— begin MATERIAL SHOWN —

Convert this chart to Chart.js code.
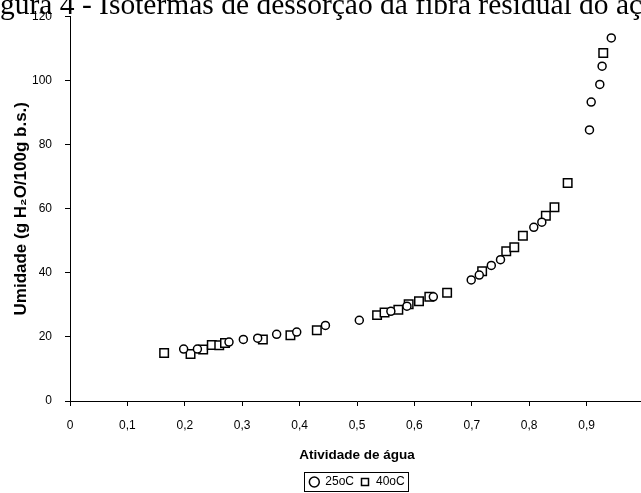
<!DOCTYPE html>
<html>
<head>
<meta charset="utf-8">
<script src="https://cdn.jsdelivr.net/npm/chart.js@4"></script>
<style>
html,body{margin:0;padding:0;background:#fff;overflow:hidden;}
#wrap{position:relative;width:700px;height:493px;}
</style>
</head>
<body>
<div id="wrap"><canvas id="isoChart" width="700" height="493"></canvas></div>
<script>
// dados (atividade de água x umidade)
const aw25 = [0.198,0.222,0.277,0.302,0.327,0.360,0.395,0.445,0.504,0.559,0.587,0.633,0.699,0.713,0.734,0.750,0.808,0.822,0.905,0.908,0.923,0.927,0.943];
const u25  = [16.2,16.2,18.4,19.2,19.6,20.8,21.5,23.6,25.2,28.0,29.6,32.5,37.8,39.3,42.3,44.1,54.2,55.8,84.6,93.3,98.8,104.5,113.3];
const aw40 = [0.164,0.210,0.232,0.247,0.260,0.270,0.336,0.384,0.430,0.535,0.548,0.572,0.590,0.608,0.626,0.657,0.718,0.760,0.774,0.789,0.829,0.844,0.867,0.929];
const u40  = [15.0,14.7,16.1,17.5,17.4,18.1,19.2,20.5,22.1,26.8,27.6,28.5,30.2,31.1,32.5,33.8,40.5,46.7,48.0,51.6,57.8,60.5,68.0,108.6];
const seriesNames = ['25oC','40oC'];
const xTitle = 'Atividade de água';
const yTitle = 'Umidade (g H\u2082O/100g b.s.)';
const caption = 'Figura 4 - Isotermas de dessorção da fibra residual do açaí';

const toPts = (xs, ys) => xs.map((x,i)=>({x:x, y:ys[i]}));

// legenda do documento (cortada no topo)
const captionPlugin = {
  id:'caption',
  afterDraw(chart){
    const c = chart.ctx;
    c.save();
    c.font = '29.5px "Liberation Serif"';
    c.fillStyle = '#000';
    const skip = c.measureText('Fi').width;
    c.fillText(caption, -skip, 6);
    c.restore();
  }
};
// posiciona a legenda centrada sob o eixo x
const legendShift = {
  id:'legendShift',
  afterLayout(chart){
    const lg = chart.legend, ca = chart.chartArea;
    const dx = (ca.left+ca.right)/2 - (lg.left+lg.right)/2;
    lg.left += dx; lg.right += dx;
    const h = lg.bottom - lg.top;
    lg.top = 476 - lg.options.labels.padding;
    lg.bottom = lg.top + h;
  }
};
// moldura da legenda
const legendBox = {
  id:'legendBox',
  afterDraw(chart){
    const lg = chart.legend;
    if(!lg || !lg.legendHitBoxes.length) return;
    const hb = lg.legendHitBoxes;
    let l = Math.min(...hb.map(b=>b.left)), r = Math.max(...hb.map(b=>b.left+b.width));
    let t = Math.min(...hb.map(b=>b.top)), b = Math.max(...hb.map(b=>b.top+b.height));
    const c = chart.ctx;
    c.save();
    c.strokeStyle = '#000';
    c.lineWidth = 1;
    c.strokeRect(Math.round(l-5)+0.5, Math.round(t-4)+0.5, Math.round(r-l+9), Math.round(b-t+7));
    c.restore();
  }
};

const tickFont = {family:'"Liberation Sans", Arial', size:12};

new Chart(document.getElementById('isoChart').getContext('2d'),{
  type:'scatter',
  data:{
    datasets:[{
      label:seriesNames[0],
      data:toPts(aw25,u25),
      pointStyle:'circle',
      pointRadius:4,
      pointHoverRadius:4,
      borderColor:'#000',
      backgroundColor:'#fff',
      pointBorderWidth:1.5,
      borderWidth:1.5
    },{
      label:seriesNames[1],
      data:toPts(aw40,u40),
      pointStyle:'rect',
      pointRadius:6,
      pointHoverRadius:6,
      borderColor:'#000',
      backgroundColor:'#fff',
      pointBorderWidth:1.5,
      borderWidth:1.5
    }]
  },
  options:{
    responsive:false,
    animation:false,
    devicePixelRatio:1,
    layout:{padding:{left:0,top:16.5,right:56,bottom:2}},
    plugins:{
      tooltip:{enabled:false},
      legend:{
        position:'bottom',
        labels:{usePointStyle:true,boxWidth:10,boxHeight:7,padding:6,color:'#000',font:tickFont}
      }
    },
    scales:{
      x:{
        type:'linear',min:0,max:1,
        ticks:{stepSize:0.1,color:'#000',font:tickFont,padding:12,maxRotation:0,
          callback:v=> v===0 ? '0' : (Math.round(v*10)/10).toString().replace('.',',')},
        grid:{drawOnChartArea:false,drawTicks:true,tickLength:5,color:'#000'},
        border:{color:'#000',width:1},
        title:{display:true,text:xTitle,color:'#000',
          font:{family:'"Liberation Sans", Arial',size:13.5,weight:'bold'},padding:{top:0,bottom:0}},
        afterFit:s=>{s.height=62;}
      },
      y:{
        min:0,max:120,
        ticks:{stepSize:20,color:'#000',font:tickFont,padding:13},
        grid:{drawOnChartArea:false,drawTicks:true,tickLength:5,color:'#000'},
        border:{color:'#000',width:1},
        title:{display:true,text:yTitle,color:'#000',
          font:{family:'"Liberation Sans", Arial',size:17,weight:'bold'},padding:{top:11,bottom:0}},
        afterFit:s=>{s.width=70; s.paddingTop=0; s.paddingBottom=0;}
      }
    }
  },
  plugins:[captionPlugin,legendShift,legendBox]
});
</script>
</body>
</html>
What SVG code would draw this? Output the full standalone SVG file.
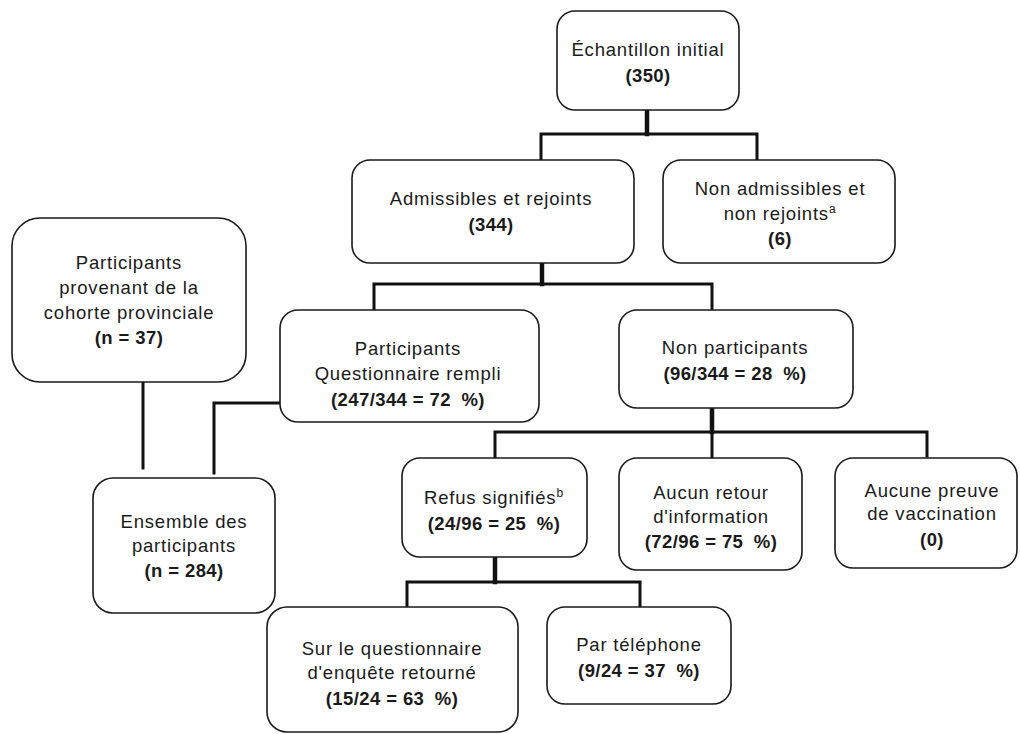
<svg xmlns="http://www.w3.org/2000/svg" width="1020" height="734" viewBox="0 0 1020 734">
<style>
.box{fill:#fff;stroke:#1a1a1a;stroke-width:1.6}
.t{font-family:"Liberation Sans",Arial,sans-serif;font-size:18.5px;letter-spacing:0.8px;fill:#1a1a1a;text-anchor:middle}
.b{font-weight:bold;letter-spacing:0.4px}
.sup{font-size:12px}
.c{fill:none;stroke:#111;stroke-width:3;stroke-linecap:square;stroke-linejoin:miter}
.k{stroke-width:4.5}
</style>
<rect width="1020" height="734" fill="#fff"/>
<g id="connectors">
<path class="c k" d="M647 111 V134"/>
<path class="c" d="M541 159 V134 H757 V159"/>
<path class="c k" d="M542 264 V284"/>
<path class="c" d="M374 309 V284 H712 V309"/>
<path class="c k" d="M712 409 V432"/>
<path class="c" d="M495 457 V432 H927 V456"/>
<path class="c" d="M712 432 V457"/>
<path class="c k" d="M495 558 V582"/>
<path class="c" d="M407 606 V582 H640 V606"/>
<path class="c" d="M143 383 V468"/>
<path class="c" d="M280 403 H214 V473"/>
</g>
<g id="n1"><rect class="box" x="557" y="11" width="182" height="99" rx="18"/>
<text class="t" x="648" y="56">Échantillon initial</text><text class="t b" x="648" y="82">(350)</text></g>
<g id="n2"><rect class="box" x="352" y="160" width="282" height="103" rx="18"/>
<text class="t" x="491" y="205">Admissibles et rejoints</text><text class="t b" x="491" y="231">(344)</text></g>
<g id="n3"><rect class="box" x="663" y="160" width="232" height="103" rx="18"/>
<text class="t" x="780" y="195">Non admissibles et</text><text class="t" x="780" y="220">non rejoints<tspan class="sup" dy="-7">a</tspan></text><text class="t b" x="780" y="245">(6)</text></g>
<g id="n4"><rect class="box" x="12" y="218" width="234" height="164" rx="28"/>
<text class="t" x="129" y="269">Participants</text><text class="t" x="129" y="294">provenant de la</text><text class="t" x="129" y="319">cohorte provinciale</text><text class="t b" x="129" y="344">(n = 37)</text></g>
<g id="n5"><rect class="box" x="280" y="310" width="259" height="112" rx="18"/>
<text class="t" x="408" y="355">Participants</text><text class="t" x="408" y="380">Questionnaire rempli</text><text class="t b" x="408" y="406">(247/344 = 72 <tspan dx="5">%)</tspan></text></g>
<g id="n6"><rect class="box" x="619" y="310" width="234" height="98" rx="18"/>
<text class="t" x="735" y="354">Non participants</text><text class="t b" x="735" y="380">(96/344 = 28 <tspan dx="5">%)</tspan></text></g>
<g id="n7"><rect class="box" x="93" y="478" width="182" height="135" rx="20"/>
<text class="t" x="184" y="528">Ensemble des</text><text class="t" x="184" y="552">participants</text><text class="t b" x="184" y="577">(n = 284)</text></g>
<g id="n8"><rect class="box" x="402" y="458" width="185" height="99" rx="18"/>
<text class="t" x="494" y="504">Refus signifiés<tspan class="sup" dy="-7">b</tspan></text><text class="t b" x="494" y="530">(24/96 = 25 <tspan dx="5">%)</tspan></text></g>
<g id="n9"><rect class="box" x="619" y="458" width="183" height="112" rx="18"/>
<text class="t" x="711" y="499">Aucun retour</text><text class="t" x="711" y="523">d'information</text><text class="t b" x="711" y="548">(72/96 = 75 <tspan dx="5">%)</tspan></text></g>
<g id="n10"><rect class="box" x="835" y="458" width="182" height="110" rx="18"/>
<text class="t" x="932" y="497">Aucune preuve</text><text class="t" x="932" y="520">de vaccination</text><text class="t b" x="932" y="546">(0)</text></g>
<g id="n11"><rect class="box" x="267" y="607" width="251" height="125" rx="20"/>
<text class="t" x="392" y="655">Sur le questionnaire</text><text class="t" x="392" y="679">d'enquête retourné</text><text class="t b" x="392" y="705">(15/24 = 63 <tspan dx="5">%)</tspan></text></g>
<g id="n12"><rect class="box" x="547" y="607" width="184" height="97" rx="18"/>
<text class="t" x="639" y="651">Par téléphone</text><text class="t b" x="639" y="677">(9/24 = 37 <tspan dx="5">%)</tspan></text></g>
</svg>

— end MATERIAL SHOWN —

**YOUR INSTRUCTIONS**: Pictures are excluded: retype only the lines from the beginning of the listing above through the line with "const toPts = (xs, ys)", both included.

**TASK OUTPUT**:
Convert this chart to Chart.js code.
<!DOCTYPE html>
<html>
<head>
<meta charset="utf-8">
<script src="https://cdn.jsdelivr.net/npm/chart.js@4"></script>
<style>
html,body{margin:0;padding:0;background:#fff;overflow:hidden;}
#wrap{position:relative;width:700px;height:493px;}
</style>
</head>
<body>
<div id="wrap"><canvas id="isoChart" width="700" height="493"></canvas></div>
<script>
// dados (atividade de água x umidade)
const aw25 = [0.198,0.222,0.277,0.302,0.327,0.360,0.395,0.445,0.504,0.559,0.587,0.633,0.699,0.713,0.734,0.750,0.808,0.822,0.905,0.908,0.923,0.927,0.943];
const u25  = [16.2,16.2,18.4,19.2,19.6,20.8,21.5,23.6,25.2,28.0,29.6,32.5,37.8,39.3,42.3,44.1,54.2,55.8,84.6,93.3,98.8,104.5,113.3];
const aw40 = [0.164,0.210,0.232,0.247,0.260,0.270,0.336,0.384,0.430,0.535,0.548,0.572,0.590,0.608,0.626,0.657,0.718,0.760,0.774,0.789,0.829,0.844,0.867,0.929];
const u40  = [15.0,14.7,16.1,17.5,17.4,18.1,19.2,20.5,22.1,26.8,27.6,28.5,30.2,31.1,32.5,33.8,40.5,46.7,48.0,51.6,57.8,60.5,68.0,108.6];
const seriesNames = ['25oC','40oC'];
const xTitle = 'Atividade de água';
const yTitle = 'Umidade (g H\u2082O/100g b.s.)';
const caption = 'Figura 4 - Isotermas de dessorção da fibra residual do açaí';

const toPts = (xs, ys) => xs.map((x,i)=>({x:x, y:ys[i]}));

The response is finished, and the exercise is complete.